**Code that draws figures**
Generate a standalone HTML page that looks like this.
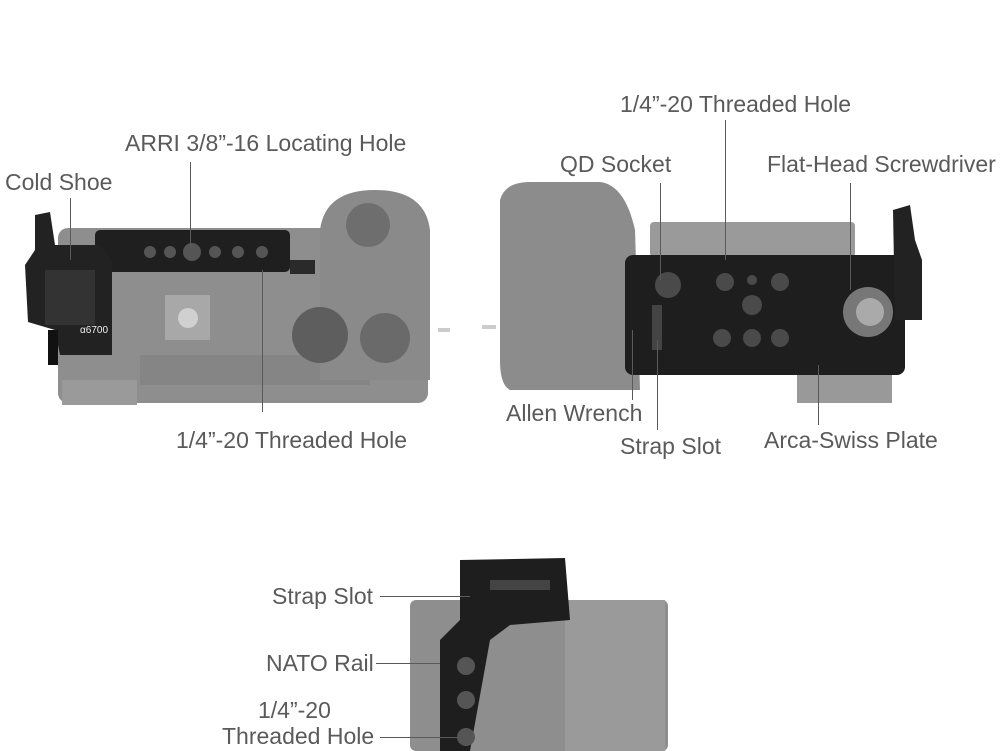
<!DOCTYPE html>
<html><head><meta charset="utf-8"><style>
body{margin:0;background:#fff;}
#c{position:relative;width:1000px;height:751px;overflow:hidden;background:#fff;font-family:"Liberation Sans",sans-serif;}
.t{position:absolute;color:#5a5a5a;font-size:23px;white-space:nowrap;line-height:26px;}
.l{position:absolute;background:#5a5a5a;}
.a{position:absolute;}
</style></head><body><div id="c">
<svg class="a" style="left:0;top:0" width="1000" height="751">
<rect x="58" y="228" width="370" height="175" rx="10" fill="#8e8e8e"/>
<rect x="62" y="380" width="75" height="25" fill="#9a9a9a"/>
<rect x="140" y="355" width="230" height="30" fill="#858585"/>
<path d="M320 230 Q325 190 375 190 Q425 190 430 230 L430 380 L320 380Z" fill="#8a8a8a"/>
<circle cx="368" cy="225" r="22" fill="#6e6e6e"/>
<circle cx="320" cy="335" r="28" fill="#5e5e5e"/>
<circle cx="385" cy="338" r="25" fill="#6a6a6a"/>
<rect x="165" y="295" width="45" height="45" fill="#a8a8a8"/>
<circle cx="188" cy="318" r="10" fill="#d0d0d0"/>
<rect x="95" y="230" width="195" height="42" rx="5" fill="#1f1f1f"/>
<g fill="#555"><circle cx="150" cy="252" r="6"/><circle cx="170" cy="252" r="6"/><circle cx="192" cy="252" r="9"/><circle cx="215" cy="252" r="6"/><circle cx="238" cy="252" r="6"/><circle cx="262" cy="252" r="6"/></g>
<rect x="290" y="260" width="25" height="14" fill="#2a2a2a"/>
<path d="M35 215 L50 212 L55 245 L100 245 L112 260 L112 355 L60 355 L55 330 L28 322 L25 265 L35 250Z" fill="#222"/>
<rect x="45" y="270" width="50" height="55" fill="#333"/>
<rect x="48" y="330" width="10" height="35" fill="#111"/>
<text x="80" y="333" fill="#eee" font-size="10" font-family="Liberation Sans">α6700</text>
<path d="M500 200 Q505 182 530 182 L600 182 Q625 185 635 230 L640 390 L510 390 Q500 385 500 360Z" fill="#8c8c8c"/>
<rect x="650" y="222" width="205" height="35" rx="4" fill="#9a9a9a"/>
<rect x="797" y="375" width="95" height="28" fill="#999"/>
<rect x="625" y="255" width="280" height="120" rx="8" fill="#1e1e1e"/>
<g fill="#4a4a4a"><circle cx="668" cy="285" r="13"/><circle cx="725" cy="282" r="9"/><circle cx="780" cy="282" r="9"/><circle cx="752" cy="305" r="10"/><circle cx="722" cy="338" r="9"/><circle cx="752" cy="338" r="9"/><circle cx="780" cy="338" r="9"/><circle cx="752" cy="280" r="5"/></g>
<rect x="652" y="305" width="10" height="45" fill="#444"/>
<path d="M893 210 L910 205 L915 240 L922 260 L922 320 L895 320Z" fill="#222"/>
<circle cx="868" cy="312" r="25" fill="#777"/>
<circle cx="870" cy="312" r="14" fill="#aaa"/>
<rect x="438" y="328" width="12" height="4" fill="#ccc"/><rect x="482" y="325" width="14" height="4" fill="#ccc"/>
<rect x="410" y="600" width="258" height="151" rx="6" fill="#8e8e8e"/>
<rect x="565" y="600" width="100" height="151" fill="#9a9a9a"/>
<path d="M460 560 L565 558 L570 620 L510 625 L490 640 L470 751 L440 751 L440 640 L460 620Z" fill="#1e1e1e"/>
<g fill="#555"><circle cx="466" cy="666" r="9"/><circle cx="466" cy="700" r="9"/><circle cx="466" cy="737" r="9"/></g>
<rect x="490" y="580" width="60" height="10" fill="#444"/>
</svg>
<div class="t" style="left:5px;top:169px">Cold Shoe</div><div class="l" style="left:70px;top:198px;width:1px;height:62px"></div>
<div class="t" style="left:125px;top:130px">ARRI 3/8”-16 Locating Hole</div><div class="l" style="left:190px;top:162px;width:1px;height:88px"></div>
<div class="t" style="left:176px;top:427px">1/4”-20 Threaded Hole</div><div class="l" style="left:262px;top:270px;width:1px;height:142px"></div>
<div class="t" style="left:620px;top:91px">1/4”-20 Threaded Hole</div><div class="l" style="left:725px;top:120px;width:1px;height:140px"></div>
<div class="t" style="left:560px;top:151px">QD Socket</div><div class="l" style="left:660px;top:183px;width:1px;height:97px"></div>
<div class="t" style="left:767px;top:151px">Flat-Head Screwdriver</div><div class="l" style="left:850px;top:183px;width:1px;height:107px"></div>
<div class="t" style="left:506px;top:400px">Allen Wrench</div><div class="l" style="left:632px;top:330px;width:1px;height:70px"></div>
<div class="t" style="left:620px;top:433px">Strap Slot</div><div class="l" style="left:657px;top:340px;width:1px;height:90px"></div>
<div class="t" style="left:764px;top:427px">Arca-Swiss Plate</div><div class="l" style="left:818px;top:365px;width:1px;height:60px"></div>
<div class="t" style="left:272px;top:583px">Strap Slot</div><div class="l" style="left:380px;top:596px;width:90px;height:1px"></div>
<div class="t" style="left:266px;top:650px">NATO Rail</div><div class="l" style="left:376px;top:663px;width:64px;height:1px"></div>
<div class="t" style="left:258px;top:697px">1/4”-20</div>
<div class="t" style="left:222px;top:723px">Threaded Hole</div><div class="l" style="left:380px;top:737px;width:78px;height:1px"></div>
</div></body></html>
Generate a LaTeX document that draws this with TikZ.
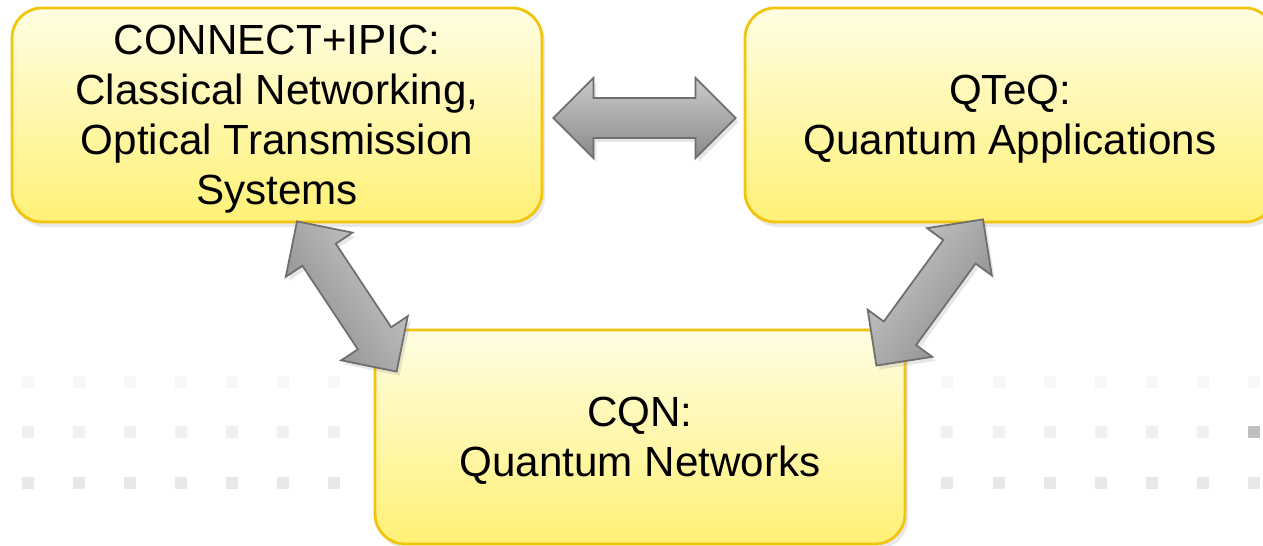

**PROBLEM DETAILS**
From the entries above, return each line with the word "this" in it.

**FULL ANSWER**
Generate a standalone HTML page that looks like this.
Generate a LaTeX document that draws this with TikZ.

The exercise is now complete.